Monday, September 15, 2003

Sunday with Ibu Ety

Sunday with Ibu Ety


A question which you'd normally get in the office on Mondays is: "How was you weekend? What did you do?".

I am usually a bit hesitant to answer because my weekends are normally not spent going to fancy places which young people normally would. No I did not spend Saturday night partying at Blowfish; I did not have a candlelight dinner with a hot date at a fancy restaurant in Kemang and no, I did not spent it at the beach in Anyer; nor did I go for movies or shopping at Plaza Senayan.

What I did yesterday was, I went hunting for Indonesia's celeberated writer, Pramoedya Ananta Toer's old house in Kampung Kebun Djahe Kober--the place which he described so vividly in his short story, "My Kampung" in Tales from Jakarta as a filthy and stinking place, where death and disease hung in the air.

Pramoedya narrated in his memoir, The Mute's Soliloquy, that Kampung Kebun Djahe Kober was the place where he lived together with his first wife in 1950. The house in Kebun Djahe Kober belonged to his wife's family. In the memoir, he wrote about his first impression of the place:

"What kind of lives did the people of this place lead that could keep them from seeing or prevent them from doing something about the sorry state of their surroundings?"

With Pak Rachmat's (whom I made acquaintance during my first trip to Djahe Kober) help, I found Pramoedya's house, located on Gang 3 (or Lane 3). The residents around there told me that Pak Pram's daughter is still living there!

The hospitality and friendliness of people in urban kampungs are amazing; they soon ushered me into the house and introduced me to Pramoedya's second daughter from his first marriage, Indriaty; referred to in his memoir as "Ety".

I was well-received by Ibu Indriaty who was amazed that I made such an effort to look for her father's old house. Pramoedya doesn't live there anymore; in his memoir, he narrated how he left Kebon Djahe Kober after his divorce with his first wife. But Ibu Indriaty told me that she and Pak Pram's second wife's family are very close and they get in touch very often.

I was thrilled to learn some of the details about their lives and how it used to be in Kampung Kebun Djahe Kober. Ibu Indriaty never got married; I did not ask for her age but she must be around 50 over years old. In the fifties, Pak Pram took his two children (Indriaty and her elder sister Puja Rosmi) and first wife with him to Netherlands where they stayed for two years.

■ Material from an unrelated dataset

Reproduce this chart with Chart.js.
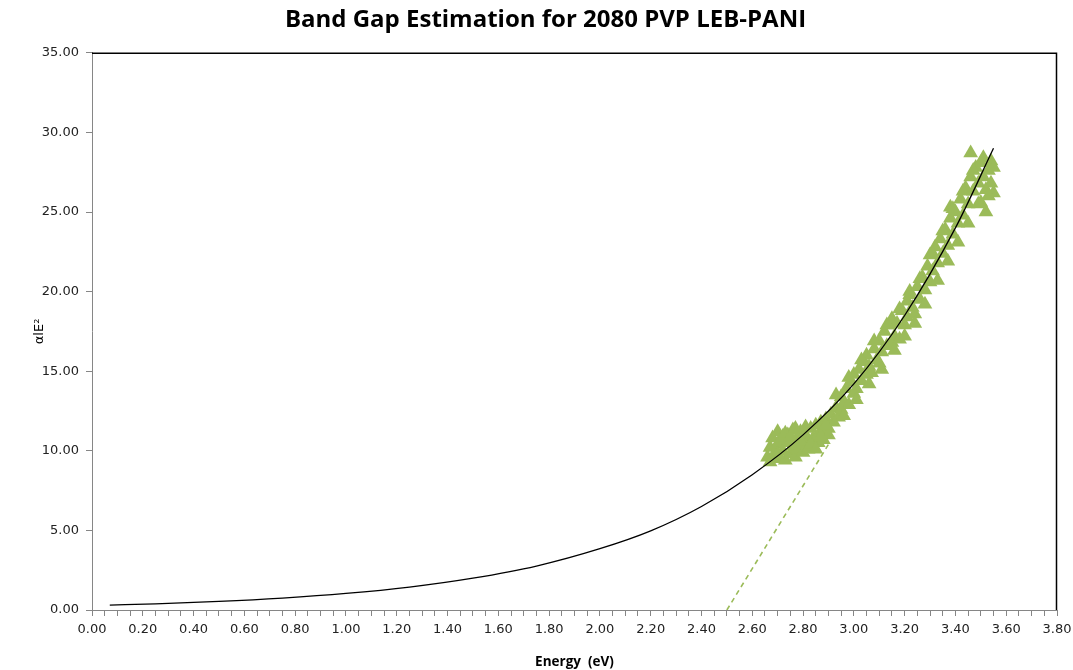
<!DOCTYPE html>
<html>
<head>
<meta charset="utf-8">
<script src="https://cdn.jsdelivr.net/npm/chart.js@4/dist/chart.umd.min.js"></script>
<style>
  html, body { margin: 0; padding: 0; background: #ffffff; }
  #wrap { width: 1073px; height: 670px; }
</style>
</head>
<body>
<div id="wrap"><canvas id="c" width="1073" height="670"></canvas></div>
<script>
// ---- Data ----
const chartTitle = "Band Gap Estimation for 2080 PVP LEB-PANI";
const xTitle = "Energy  (eV)";
const yTitle = "\u03B1lE\u00B2";

// Measured points (green triangles)
const scatterEnergy = [
  2.66,2.67,2.67,2.68,2.69,2.70,2.70,2.71,2.72,2.72,2.73,2.74,2.74,2.75,2.76,2.76,2.77,2.78,2.78,2.79,
  2.80,2.80,2.81,2.82,2.82,2.83,2.84,2.84,2.85,2.86,2.86,2.87,2.88,2.88,2.89,2.90,2.90,
  2.91,2.92,2.93,2.94,2.95,2.95,2.96,2.97,2.98,2.99,3.00,3.00,3.01,3.02,3.03,3.04,3.05,3.05,3.06,3.07,
  3.08,3.09,3.10,3.10,3.11,3.12,3.13,3.14,3.15,3.15,3.16,3.17,3.18,3.19,3.20,3.21,3.21,3.22,3.23,3.24,
  3.25,3.26,3.27,3.28,3.29,3.30,3.30,3.31,3.32,3.33,3.34,3.35,3.36,3.37,3.38,3.38,3.39,3.40,3.41,3.42,
  3.43,3.44,3.45,3.46,3.46,3.47,3.48,3.49,3.50,3.50,3.51,3.52,3.52,3.53,3.54,3.54,3.55,3.55,
  2.68,2.70,2.71,2.73,2.75,2.77,2.79,2.81,2.83,2.85,2.87,2.89,
  2.93,2.96,2.98,3.01,3.03,3.06,3.08,3.11,3.13,3.16,3.18,3.20,3.22,3.24,3.26,3.28,3.31,3.33,3.35,3.37,
  3.39,3.41,3.43,3.45,3.47,3.49,3.51,3.53
];
const scatterValue = [
  9.6,10.2,9.3,10.8,9.9,11.2,10.4,9.5,10.9,10.0,9.4,11.0,10.5,9.8,11.3,10.3,9.6,10.8,10.1,11.2,
  10.4,9.9,11.0,10.6,10.1,11.4,10.8,10.3,11.6,11.0,10.5,11.8,11.3,10.7,12.0,11.4,11.0,
  12.3,11.8,12.7,12.1,13.4,12.6,13.0,13.9,12.9,14.3,13.6,14.8,13.9,15.1,14.4,15.6,14.8,16.0,15.3,14.9,
  16.4,15.7,16.9,15.5,16.2,17.5,16.6,17.9,16.8,18.3,17.2,18.0,17.0,18.8,17.9,19.4,18.4,20.0,19.0,18.6,
  20.3,19.5,20.9,20.1,21.6,20.6,22.3,21.3,22.8,21.8,23.3,22.4,23.9,22.9,24.6,25.3,23.6,25.0,24.3,25.8,
  24.8,26.5,25.5,27.2,28.7,26.3,27.8,26.8,28.1,25.6,27.2,25.0,26.4,27.6,28.2,26.8,27.8,26.2,
  9.5,9.8,10.7,11.1,10.9,11.4,10.6,11.5,10.4,10.1,10.9,11.6,
  13.5,12.2,14.6,13.2,15.7,14.2,16.9,15.1,17.9,16.3,18.9,17.2,19.8,18.0,20.8,19.2,22.4,20.7,23.8,21.9,
  25.2,23.1,26.3,24.3,27.6,25.5,28.4,26.0
];

// Trend curve (black line) read along its path
const fitEnergy = [0.07,0.25,0.50,0.75,1.00,1.25,1.50,1.75,2.00,2.20,2.40,2.60,2.80,3.00,3.20,3.40,3.55];
const fitValue  = [0.31,0.39,0.54,0.75,1.04,1.44,2.00,2.76,3.85,4.97,6.50,8.50,11.0,14.2,18.5,24.0,29.0];

// Extrapolated tangent (green dashed line)
const tangentEnergy = [2.50, 2.90];
const tangentValue  = [0.00, 10.4];

// Axis ranges / ticks
const xMin = 0, xMax = 3.8, xMinorStep = 0.05, xLabelStep = 0.2;
const yMin = 0, yMax = 35, yStep = 5;

const toXY = (xs, ys) => xs.map((x, i) => ({ x: x, y: ys[i] }));

const frameBorder = {
  id: 'frameBorder',
  afterDatasetsDraw(chart) {
    const a = chart.chartArea, ctx = chart.ctx;
    ctx.save();
    ctx.strokeStyle = '#000000';
    ctx.lineWidth = 1.5;
    ctx.beginPath();
    ctx.moveTo(a.left, a.top + 0.5);
    ctx.lineTo(a.right - 0.5, a.top + 0.5);
    ctx.lineTo(a.right - 0.5, a.bottom);
    ctx.stroke();
    ctx.restore();
  }
};

const bgPlugin = {
  id: 'bg',
  beforeDraw(chart) {
    const ctx = chart.ctx;
    ctx.save();
    ctx.fillStyle = '#ffffff';
    ctx.fillRect(0, 0, chart.width, chart.height);
    ctx.restore();
  }
};

new Chart(document.getElementById('c'), {
  type: 'scatter',
  data: {
    datasets: [
      {
        label: 'Fit',
        type: 'line',
        data: toXY(fitEnergy, fitValue),
        borderColor: '#000000',
        borderWidth: 1.3,
        pointRadius: 0,
        fill: false,
        cubicInterpolationMode: 'monotone',
        order: 0
      },
      {
        label: 'Data',
        data: toXY(scatterEnergy, scatterValue),
        pointStyle: 'triangle',
        pointRadius: 8.5,
        backgroundColor: '#9BBB59',
        borderColor: '#9BBB59',
        borderWidth: 0,
        order: 1
      },
      {
        label: 'Tangent',
        type: 'line',
        data: toXY(tangentEnergy, tangentValue),
        borderColor: '#9BBB59',
        borderWidth: 1.6,
        borderDash: [5, 4],
        pointRadius: 0,
        fill: false,
        order: 2
      }
    ]
  },
  options: {
    responsive: false,
    animation: false,
    layout: { padding: { left: 18, right: 0, top: 0, bottom: 0 } },
    plugins: {
      legend: { display: false },
      tooltip: { enabled: false },
      title: {
        display: true,
        text: chartTitle,
        color: '#000000',
        font: { family: 'Open Sans', size: 24, weight: 'bold' },
        padding: { top: 6, bottom: 18 }
      }
    },
    scales: {
      x: {
        type: 'linear',
        min: xMin, max: xMax,
        afterFit(scale) { scale.height = 60; scale.paddingRight = 16; scale.paddingLeft = 0; },
        ticks: {
          stepSize: xMinorStep,
          autoSkip: false,
          maxRotation: 0,
          minRotation: 0,
          padding: 6,
          color: '#222222',
          font: { family: 'DejaVu Sans', size: 13 },
          callback(v) {
            const r = v / xLabelStep;
            return Math.abs(r - Math.round(r)) < 1e-6 ? Number(v).toFixed(2) : '';
          }
        },
        grid: { drawOnChartArea: false, drawTicks: true, tickLength: 6, color: '#868686' },
        border: { display: true, color: '#868686', width: 1 },
        title: {
          display: true,
          text: xTitle,
          color: '#000000',
          font: { family: 'Open Sans', size: 13.5, weight: 'bold' },
          padding: { top: 0, bottom: 0 }
        }
      },
      y: {
        type: 'linear',
        min: yMin, max: yMax,
        afterFit(scale) { scale.width = 74; },
        ticks: {
          stepSize: yStep,
          padding: 7,
          color: '#222222',
          font: { family: 'DejaVu Sans', size: 13 },
          callback(v) { return Number(v).toFixed(2); }
        },
        grid: { drawOnChartArea: false, drawTicks: true, tickLength: 6, color: '#868686' },
        border: { display: true, color: '#868686', width: 1 },
        title: {
          display: true,
          text: yTitle,
          color: '#000000',
          font: { family: 'DejaVu Sans', size: 13 },
          padding: { top: 14, bottom: 0 }
        }
      }
    }
  },
  plugins: [bgPlugin, frameBorder]
});
</script>
</body>
</html>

Ibu Indriaty was kind enough to let me take pictures of her and her house. The house used to be bigger--occupying the space of three houses--but the land had been sold and what remains is just a third of what used to be. Ibu Indriaty lives there with her niece.

Before I left, I had Ibu Indriaty autograph my copy of The Mute's Soliloquy and I promised to send her copies of photos that I had taken.

It was a wonderful Sunday for me. But if people ask me what I did during the weekends, I'll probably answer, well, I just wandered around Jakarta city and stayed at home mostly.